Field Type Description
type "highlight-ui" Action type identifier.
selector String CSS selector for the element to highlight.
message String (optional) A message explaining what's being highlighted.

When the AI uses it

  • User asks where something is: "Where is the logout button?"
  • Guiding the user through a process: "Click the button I highlighted"
  • Pointing out specific information on the page

Example

{
  "type": "highlight-ui",
  "selector": ".nav-logout",
  "message": "The logout button is in the top-right navigation area. I've highlighted it for you."
}

fetch

Makes an HTTP request to an API endpoint. The AI uses this when a recipe includes <api-endpoints> or when it determines that calling an API directly is more efficient than interacting with the UI.

Field Type Description
type "fetch" Action type identifier.
url String The URL to request.
method String (optional) HTTP method: GET, POST, PUT, PATCH, DELETE. Defaults to GET.
message String (optional) A message explaining the API call.

When the AI uses it

  • Recipe lists API endpoints and the task is best done via API
  • Fetching data that isn't visible on the current page
  • Submitting data programmatically (e.g., adding an item to cart via API)

Example

{
  "type": "fetch",
  "url": "/api/cart",
  "method": "GET",
  "message": "Checking the current cart contents."
}

clarify

Asks the user for clarification when the request is ambiguous. The AI presents a question and optionally a list of choices for the user to pick from.

Field Type Description
type "clarify" Action type identifier.
message String The question to ask the user.
options String[] (optional) A list of choices the user can pick from. Displayed as buttons in the widget.

When the AI uses it

  • Ambiguous request: "Transfer money" — the AI asks "To which account?"
  • Multiple options: "Open a product page" — the AI shows a list of products to choose
  • Missing required information: "Deposit some money" — the AI asks for the amount

Example

{
  "type": "clarify",
  "message": "How much would you like to deposit?",
  "options": ["5,000 JPY", "10,000 JPY", "50,000 JPY", "Other amount"]
}

Action response schema

The complete JSON schema for the AI response.
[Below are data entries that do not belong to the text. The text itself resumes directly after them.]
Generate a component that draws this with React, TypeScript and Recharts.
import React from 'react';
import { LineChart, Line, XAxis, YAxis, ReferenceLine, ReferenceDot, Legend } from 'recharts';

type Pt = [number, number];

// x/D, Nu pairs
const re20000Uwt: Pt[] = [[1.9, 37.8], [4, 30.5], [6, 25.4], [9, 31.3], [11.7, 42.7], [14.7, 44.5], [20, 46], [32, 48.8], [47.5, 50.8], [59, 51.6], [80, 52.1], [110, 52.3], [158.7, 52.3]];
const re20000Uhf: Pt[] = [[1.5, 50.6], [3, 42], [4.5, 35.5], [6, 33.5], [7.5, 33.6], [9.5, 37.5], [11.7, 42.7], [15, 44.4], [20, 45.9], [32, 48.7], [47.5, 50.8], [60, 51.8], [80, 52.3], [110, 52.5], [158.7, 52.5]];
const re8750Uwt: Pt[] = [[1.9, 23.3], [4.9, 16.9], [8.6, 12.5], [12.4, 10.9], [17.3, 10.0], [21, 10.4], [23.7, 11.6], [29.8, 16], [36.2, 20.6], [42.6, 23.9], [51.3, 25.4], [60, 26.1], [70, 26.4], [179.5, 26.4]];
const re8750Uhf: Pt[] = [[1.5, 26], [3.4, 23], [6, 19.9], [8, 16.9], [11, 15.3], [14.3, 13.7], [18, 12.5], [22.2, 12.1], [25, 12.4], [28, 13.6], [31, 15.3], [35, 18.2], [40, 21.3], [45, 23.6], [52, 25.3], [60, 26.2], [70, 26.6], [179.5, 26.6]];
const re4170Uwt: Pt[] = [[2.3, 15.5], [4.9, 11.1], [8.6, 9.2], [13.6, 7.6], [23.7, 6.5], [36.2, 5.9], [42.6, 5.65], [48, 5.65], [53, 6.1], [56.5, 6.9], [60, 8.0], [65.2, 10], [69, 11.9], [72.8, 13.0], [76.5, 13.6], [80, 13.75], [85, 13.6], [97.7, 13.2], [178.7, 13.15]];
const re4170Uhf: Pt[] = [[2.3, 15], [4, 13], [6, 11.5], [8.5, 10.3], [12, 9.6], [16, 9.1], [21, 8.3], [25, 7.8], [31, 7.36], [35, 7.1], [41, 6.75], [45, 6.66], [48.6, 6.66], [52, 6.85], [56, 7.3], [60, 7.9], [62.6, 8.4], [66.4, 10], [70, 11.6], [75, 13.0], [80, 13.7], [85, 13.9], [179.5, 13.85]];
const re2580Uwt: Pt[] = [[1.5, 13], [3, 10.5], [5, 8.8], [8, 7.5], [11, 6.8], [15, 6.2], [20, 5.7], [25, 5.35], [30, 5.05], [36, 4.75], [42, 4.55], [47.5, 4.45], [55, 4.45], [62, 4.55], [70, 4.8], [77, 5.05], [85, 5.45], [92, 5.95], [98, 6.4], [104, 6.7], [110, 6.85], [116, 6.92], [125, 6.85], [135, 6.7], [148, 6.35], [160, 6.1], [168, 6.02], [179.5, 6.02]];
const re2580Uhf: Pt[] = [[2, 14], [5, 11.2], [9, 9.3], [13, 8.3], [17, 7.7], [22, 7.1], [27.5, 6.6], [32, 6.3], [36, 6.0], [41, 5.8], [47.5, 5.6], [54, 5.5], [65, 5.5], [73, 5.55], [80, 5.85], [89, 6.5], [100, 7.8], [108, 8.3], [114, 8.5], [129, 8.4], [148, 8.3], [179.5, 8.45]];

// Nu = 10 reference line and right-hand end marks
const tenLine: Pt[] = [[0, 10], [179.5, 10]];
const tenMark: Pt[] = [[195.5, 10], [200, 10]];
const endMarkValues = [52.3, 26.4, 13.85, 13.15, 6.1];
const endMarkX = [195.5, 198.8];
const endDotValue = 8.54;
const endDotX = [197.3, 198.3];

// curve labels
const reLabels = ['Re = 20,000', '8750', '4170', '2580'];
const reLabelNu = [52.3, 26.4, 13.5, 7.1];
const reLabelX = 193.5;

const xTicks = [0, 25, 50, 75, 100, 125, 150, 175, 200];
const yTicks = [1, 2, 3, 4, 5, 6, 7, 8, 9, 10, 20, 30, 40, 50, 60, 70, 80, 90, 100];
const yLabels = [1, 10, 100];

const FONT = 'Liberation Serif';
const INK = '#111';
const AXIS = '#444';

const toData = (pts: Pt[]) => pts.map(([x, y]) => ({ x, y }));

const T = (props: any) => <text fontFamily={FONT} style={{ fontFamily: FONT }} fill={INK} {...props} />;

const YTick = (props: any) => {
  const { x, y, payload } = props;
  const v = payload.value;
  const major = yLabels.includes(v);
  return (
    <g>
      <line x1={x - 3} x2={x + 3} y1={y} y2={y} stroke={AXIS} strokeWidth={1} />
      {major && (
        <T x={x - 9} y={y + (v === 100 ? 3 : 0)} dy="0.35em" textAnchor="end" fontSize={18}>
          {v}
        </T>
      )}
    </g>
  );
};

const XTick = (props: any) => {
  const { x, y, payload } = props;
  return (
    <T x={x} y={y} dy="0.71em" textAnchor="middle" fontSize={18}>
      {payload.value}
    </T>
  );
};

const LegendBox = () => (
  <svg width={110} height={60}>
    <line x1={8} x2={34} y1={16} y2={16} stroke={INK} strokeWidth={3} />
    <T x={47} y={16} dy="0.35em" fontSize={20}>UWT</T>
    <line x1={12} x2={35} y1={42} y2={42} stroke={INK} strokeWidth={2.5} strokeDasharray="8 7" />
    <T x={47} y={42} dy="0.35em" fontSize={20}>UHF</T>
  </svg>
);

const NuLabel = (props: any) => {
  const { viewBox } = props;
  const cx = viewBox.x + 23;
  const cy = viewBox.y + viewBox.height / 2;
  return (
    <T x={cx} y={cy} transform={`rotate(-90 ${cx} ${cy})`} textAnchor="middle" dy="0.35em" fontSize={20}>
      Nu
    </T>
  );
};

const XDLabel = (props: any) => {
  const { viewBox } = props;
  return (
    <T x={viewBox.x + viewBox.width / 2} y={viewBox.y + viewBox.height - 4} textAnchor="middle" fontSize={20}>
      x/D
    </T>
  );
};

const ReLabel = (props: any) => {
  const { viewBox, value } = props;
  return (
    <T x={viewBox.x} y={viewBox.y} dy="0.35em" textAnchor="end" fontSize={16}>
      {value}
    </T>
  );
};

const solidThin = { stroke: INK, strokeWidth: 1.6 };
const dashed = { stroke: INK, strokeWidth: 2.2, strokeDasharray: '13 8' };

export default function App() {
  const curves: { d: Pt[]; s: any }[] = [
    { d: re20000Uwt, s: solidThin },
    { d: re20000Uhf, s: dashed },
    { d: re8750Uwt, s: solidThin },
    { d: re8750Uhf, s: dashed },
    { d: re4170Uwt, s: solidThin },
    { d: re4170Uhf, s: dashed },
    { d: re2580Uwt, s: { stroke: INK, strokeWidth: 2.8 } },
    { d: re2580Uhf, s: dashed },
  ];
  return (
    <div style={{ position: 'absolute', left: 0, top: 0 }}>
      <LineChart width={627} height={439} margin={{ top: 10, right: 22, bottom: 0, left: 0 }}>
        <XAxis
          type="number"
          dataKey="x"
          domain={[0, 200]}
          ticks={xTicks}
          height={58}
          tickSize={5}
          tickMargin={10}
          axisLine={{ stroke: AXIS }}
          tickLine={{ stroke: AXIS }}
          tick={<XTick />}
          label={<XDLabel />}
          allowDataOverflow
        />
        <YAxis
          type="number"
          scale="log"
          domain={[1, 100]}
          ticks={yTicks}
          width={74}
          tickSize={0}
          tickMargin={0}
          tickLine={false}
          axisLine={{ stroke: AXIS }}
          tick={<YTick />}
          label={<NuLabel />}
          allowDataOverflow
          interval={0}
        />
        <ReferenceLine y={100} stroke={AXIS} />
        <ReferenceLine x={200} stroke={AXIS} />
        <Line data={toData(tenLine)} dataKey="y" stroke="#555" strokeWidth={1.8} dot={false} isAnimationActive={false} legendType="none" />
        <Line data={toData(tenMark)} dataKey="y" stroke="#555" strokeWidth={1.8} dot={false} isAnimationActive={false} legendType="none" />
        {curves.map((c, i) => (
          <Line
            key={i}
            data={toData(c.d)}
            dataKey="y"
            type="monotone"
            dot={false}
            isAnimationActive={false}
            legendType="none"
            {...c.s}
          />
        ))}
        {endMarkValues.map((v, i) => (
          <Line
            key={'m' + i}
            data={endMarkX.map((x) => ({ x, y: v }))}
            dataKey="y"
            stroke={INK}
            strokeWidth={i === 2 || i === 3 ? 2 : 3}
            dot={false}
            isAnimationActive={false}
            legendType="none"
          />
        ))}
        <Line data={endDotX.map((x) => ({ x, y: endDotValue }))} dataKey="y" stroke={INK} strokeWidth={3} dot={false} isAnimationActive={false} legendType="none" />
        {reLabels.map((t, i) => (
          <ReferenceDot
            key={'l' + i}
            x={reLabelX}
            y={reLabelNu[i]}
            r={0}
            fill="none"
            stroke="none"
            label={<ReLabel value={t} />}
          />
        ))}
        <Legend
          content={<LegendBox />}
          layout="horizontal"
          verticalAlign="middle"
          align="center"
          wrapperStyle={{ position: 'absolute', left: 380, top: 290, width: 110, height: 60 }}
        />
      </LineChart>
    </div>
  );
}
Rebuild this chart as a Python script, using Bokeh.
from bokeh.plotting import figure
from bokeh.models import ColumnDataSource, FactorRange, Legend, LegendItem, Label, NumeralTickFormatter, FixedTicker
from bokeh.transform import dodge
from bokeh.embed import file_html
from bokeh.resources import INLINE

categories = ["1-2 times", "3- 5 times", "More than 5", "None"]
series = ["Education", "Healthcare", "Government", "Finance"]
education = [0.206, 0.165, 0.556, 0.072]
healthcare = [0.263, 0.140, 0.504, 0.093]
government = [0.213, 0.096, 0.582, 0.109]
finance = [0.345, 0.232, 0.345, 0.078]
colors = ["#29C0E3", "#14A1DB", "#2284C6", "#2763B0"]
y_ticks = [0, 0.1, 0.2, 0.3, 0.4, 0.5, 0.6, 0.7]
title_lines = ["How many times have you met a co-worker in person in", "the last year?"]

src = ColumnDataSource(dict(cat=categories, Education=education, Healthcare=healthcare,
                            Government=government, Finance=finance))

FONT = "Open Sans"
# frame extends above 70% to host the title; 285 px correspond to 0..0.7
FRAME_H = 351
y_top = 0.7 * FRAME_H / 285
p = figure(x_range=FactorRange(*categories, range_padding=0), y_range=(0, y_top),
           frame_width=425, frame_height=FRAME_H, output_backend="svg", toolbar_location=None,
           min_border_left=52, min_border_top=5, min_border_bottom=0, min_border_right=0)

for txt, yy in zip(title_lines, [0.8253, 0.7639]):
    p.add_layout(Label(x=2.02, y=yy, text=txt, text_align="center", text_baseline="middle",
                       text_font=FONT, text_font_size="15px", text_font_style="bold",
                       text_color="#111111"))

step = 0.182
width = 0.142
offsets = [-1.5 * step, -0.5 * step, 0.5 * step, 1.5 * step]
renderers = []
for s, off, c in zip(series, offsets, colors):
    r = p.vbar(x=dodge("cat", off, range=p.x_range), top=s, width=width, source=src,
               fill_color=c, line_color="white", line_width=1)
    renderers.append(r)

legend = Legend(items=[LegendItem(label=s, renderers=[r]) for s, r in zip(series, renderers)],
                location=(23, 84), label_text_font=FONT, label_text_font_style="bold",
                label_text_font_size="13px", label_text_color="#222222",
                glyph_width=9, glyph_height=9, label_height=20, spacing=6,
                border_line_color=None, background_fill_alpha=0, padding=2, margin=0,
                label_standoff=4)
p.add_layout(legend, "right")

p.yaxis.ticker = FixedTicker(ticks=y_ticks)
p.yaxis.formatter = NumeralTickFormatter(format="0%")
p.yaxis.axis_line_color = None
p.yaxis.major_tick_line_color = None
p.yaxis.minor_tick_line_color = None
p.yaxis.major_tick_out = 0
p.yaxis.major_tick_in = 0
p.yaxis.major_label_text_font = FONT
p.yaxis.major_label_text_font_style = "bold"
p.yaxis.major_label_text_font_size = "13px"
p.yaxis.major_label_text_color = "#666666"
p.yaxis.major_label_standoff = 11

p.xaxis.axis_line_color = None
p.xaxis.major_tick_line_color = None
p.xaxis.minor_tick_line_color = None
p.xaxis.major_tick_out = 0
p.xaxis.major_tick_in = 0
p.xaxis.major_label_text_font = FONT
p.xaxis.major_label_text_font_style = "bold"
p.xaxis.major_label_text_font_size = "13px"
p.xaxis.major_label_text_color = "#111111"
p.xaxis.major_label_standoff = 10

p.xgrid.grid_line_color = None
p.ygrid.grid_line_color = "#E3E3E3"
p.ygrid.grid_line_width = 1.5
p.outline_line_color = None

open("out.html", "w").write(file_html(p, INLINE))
All fields are validated using Zod on the engine side.

// Action types
type ActionType = "navigate" | "click" | "execute-js" | "show-message"
                | "highlight-ui" | "fetch" | "clarify";

// Single action
interface Action {
  type: ActionType;
  target?: string;    // navigate: URL path
  selector?: string;  // click, highlight-ui: CSS selector
  code?: string;      // execute-js: JavaScript code
  message?: string;   // user-facing message
  url?: string;       // fetch: request URL
  method?: string;    // fetch: HTTP method
  options?: string[]; // clarify: choice options
}

// Full AI response
interface ActionResponse {
  actions: Action[];           // at least one action
  extraRequests?: string[];    // optional: request more page context
}

Extra requests

The AI can optionally include an extraRequests array in its response. This tells the extension to gather additional page context and send it in the next turn. This is useful when the AI needs more information to complete the task.

Request type Description
buttonsSnapshot A list of all buttons currently visible on the page.
linksSnapshot A list of all links on the page with their text and href.
formsSnapshot A snapshot of all forms and their fields.
inputsSnapshot A list of all input fields with their current values.
textContentSnapshot The full text content of the page body.
fullPageSnapshot A complete DOM snapshot of the page (expensive, used as last resort).

Extra requests enable a conversational loop: the AI performs an action, then asks for more context about the resulting page state to inform its next action.